Key-specific metadata is about the key itself, not the key holder.

User-Specific Metadata

This metadata relates to a key holder for a lock, no matter which key they have. For example, think of a key that serves as a subscription to a newsletter. The publisher of the newsletter probably wants to send email updates to current key holders. If a user's email address is stored as user-specific metadata, the lock owner can send updates.

Email addresses are quasi-private information, however. If a key gets transferred, we don't want to transfer the email address (or anything else specific to a user) along with it. User-specific metadata doesn't transfer with a key.

User-specific metadata is about the key holder, not about the specific instance of a key.

Accessing Metadata

Access Control

Some information is meant to be shared, but much information should be kept private. To this end, user-specific metadata is scoped to 2 different access levels.

  1. Public - visible to anyone who requests it
  2. Protected - visible only to the user and the lock owner, this access is enforced by signature verification.

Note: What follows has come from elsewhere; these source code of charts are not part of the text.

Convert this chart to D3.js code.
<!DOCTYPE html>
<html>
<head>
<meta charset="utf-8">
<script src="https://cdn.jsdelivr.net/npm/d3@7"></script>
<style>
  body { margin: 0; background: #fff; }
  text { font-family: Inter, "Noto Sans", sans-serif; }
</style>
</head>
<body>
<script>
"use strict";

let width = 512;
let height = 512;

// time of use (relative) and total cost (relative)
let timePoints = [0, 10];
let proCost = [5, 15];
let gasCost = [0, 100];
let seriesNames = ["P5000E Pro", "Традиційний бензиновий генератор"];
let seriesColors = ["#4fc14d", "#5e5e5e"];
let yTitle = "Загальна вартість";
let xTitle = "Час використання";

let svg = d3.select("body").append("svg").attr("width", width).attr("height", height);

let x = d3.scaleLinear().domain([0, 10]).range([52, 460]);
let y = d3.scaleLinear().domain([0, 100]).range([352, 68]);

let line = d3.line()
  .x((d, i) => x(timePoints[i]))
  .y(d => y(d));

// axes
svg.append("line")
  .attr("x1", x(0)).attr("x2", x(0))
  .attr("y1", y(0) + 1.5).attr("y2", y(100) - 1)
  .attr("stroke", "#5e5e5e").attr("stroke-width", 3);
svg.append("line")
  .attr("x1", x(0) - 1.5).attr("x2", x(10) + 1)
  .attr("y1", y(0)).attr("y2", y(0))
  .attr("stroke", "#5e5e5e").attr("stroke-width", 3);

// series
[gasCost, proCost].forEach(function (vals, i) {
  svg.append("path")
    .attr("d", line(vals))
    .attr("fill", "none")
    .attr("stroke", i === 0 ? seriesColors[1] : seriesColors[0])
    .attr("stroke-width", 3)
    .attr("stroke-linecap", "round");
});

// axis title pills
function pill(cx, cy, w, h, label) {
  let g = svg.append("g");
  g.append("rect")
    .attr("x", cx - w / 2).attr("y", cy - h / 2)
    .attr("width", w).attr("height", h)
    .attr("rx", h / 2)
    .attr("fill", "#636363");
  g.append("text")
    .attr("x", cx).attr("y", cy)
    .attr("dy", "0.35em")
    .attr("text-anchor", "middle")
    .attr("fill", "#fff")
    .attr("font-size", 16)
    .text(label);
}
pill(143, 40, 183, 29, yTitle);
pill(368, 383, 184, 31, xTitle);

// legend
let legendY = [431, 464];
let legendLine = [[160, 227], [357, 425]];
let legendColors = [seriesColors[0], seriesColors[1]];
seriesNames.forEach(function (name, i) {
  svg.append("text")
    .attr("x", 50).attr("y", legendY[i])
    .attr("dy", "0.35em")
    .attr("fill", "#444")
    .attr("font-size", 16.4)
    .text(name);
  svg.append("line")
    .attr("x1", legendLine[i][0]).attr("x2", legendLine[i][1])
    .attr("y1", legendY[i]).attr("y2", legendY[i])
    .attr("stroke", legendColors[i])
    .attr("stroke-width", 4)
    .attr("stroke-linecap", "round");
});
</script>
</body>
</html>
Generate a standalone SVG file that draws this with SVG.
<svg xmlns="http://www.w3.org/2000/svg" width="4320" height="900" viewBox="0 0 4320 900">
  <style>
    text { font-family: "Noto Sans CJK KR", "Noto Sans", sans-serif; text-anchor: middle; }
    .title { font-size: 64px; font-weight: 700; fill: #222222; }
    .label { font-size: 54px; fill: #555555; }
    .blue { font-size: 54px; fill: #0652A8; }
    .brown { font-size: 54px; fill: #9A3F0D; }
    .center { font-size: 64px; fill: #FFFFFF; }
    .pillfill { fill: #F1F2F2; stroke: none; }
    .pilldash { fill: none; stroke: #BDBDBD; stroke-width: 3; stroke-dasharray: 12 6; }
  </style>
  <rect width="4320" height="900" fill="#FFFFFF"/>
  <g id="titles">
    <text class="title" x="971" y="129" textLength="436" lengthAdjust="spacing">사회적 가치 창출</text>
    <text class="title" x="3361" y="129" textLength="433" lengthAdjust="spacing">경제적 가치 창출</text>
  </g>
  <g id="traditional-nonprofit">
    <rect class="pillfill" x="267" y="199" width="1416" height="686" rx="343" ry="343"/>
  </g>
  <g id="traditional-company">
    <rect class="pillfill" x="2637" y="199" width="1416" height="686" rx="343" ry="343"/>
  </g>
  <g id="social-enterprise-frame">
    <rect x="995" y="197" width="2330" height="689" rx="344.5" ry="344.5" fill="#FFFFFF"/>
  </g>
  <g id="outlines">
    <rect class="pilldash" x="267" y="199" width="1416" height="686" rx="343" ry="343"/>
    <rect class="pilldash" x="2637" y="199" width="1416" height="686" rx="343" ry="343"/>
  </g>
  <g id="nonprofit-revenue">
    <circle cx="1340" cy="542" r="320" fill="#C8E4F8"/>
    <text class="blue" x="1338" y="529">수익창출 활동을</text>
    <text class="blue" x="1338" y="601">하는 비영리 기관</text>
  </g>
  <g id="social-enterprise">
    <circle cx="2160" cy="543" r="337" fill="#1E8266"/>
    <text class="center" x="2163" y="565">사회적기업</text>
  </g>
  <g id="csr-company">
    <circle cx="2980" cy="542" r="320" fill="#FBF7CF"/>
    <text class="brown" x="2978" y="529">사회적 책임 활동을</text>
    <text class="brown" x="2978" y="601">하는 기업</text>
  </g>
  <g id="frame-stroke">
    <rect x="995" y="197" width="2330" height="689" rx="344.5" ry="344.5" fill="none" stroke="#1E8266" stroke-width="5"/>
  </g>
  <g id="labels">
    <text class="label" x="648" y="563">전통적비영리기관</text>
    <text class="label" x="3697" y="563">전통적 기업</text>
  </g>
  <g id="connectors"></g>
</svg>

Only authenticated lock owners can write key-specific metadata. Only authenticated users can write their own user-specific metadata.

Only authenticated lock owners and authenticated users can read protected user-specific metadata.

The Members Page

Each lock on the dashboard shows a link to the associated Members page.

Lock owners can view the user-specific metadata for all key holders on a lock on the Members page associated with that lock. On visiting that page, the lock owner will be prompted by their wallet to sign a message verifying their identity. When they have authenticated, they will see the public and private metadata for each key holder.

Unauthenticated visitors to that page will only see public metadata, including some default fields that are on all keys: the lock name, the keyholder address, and the expiration date of the key.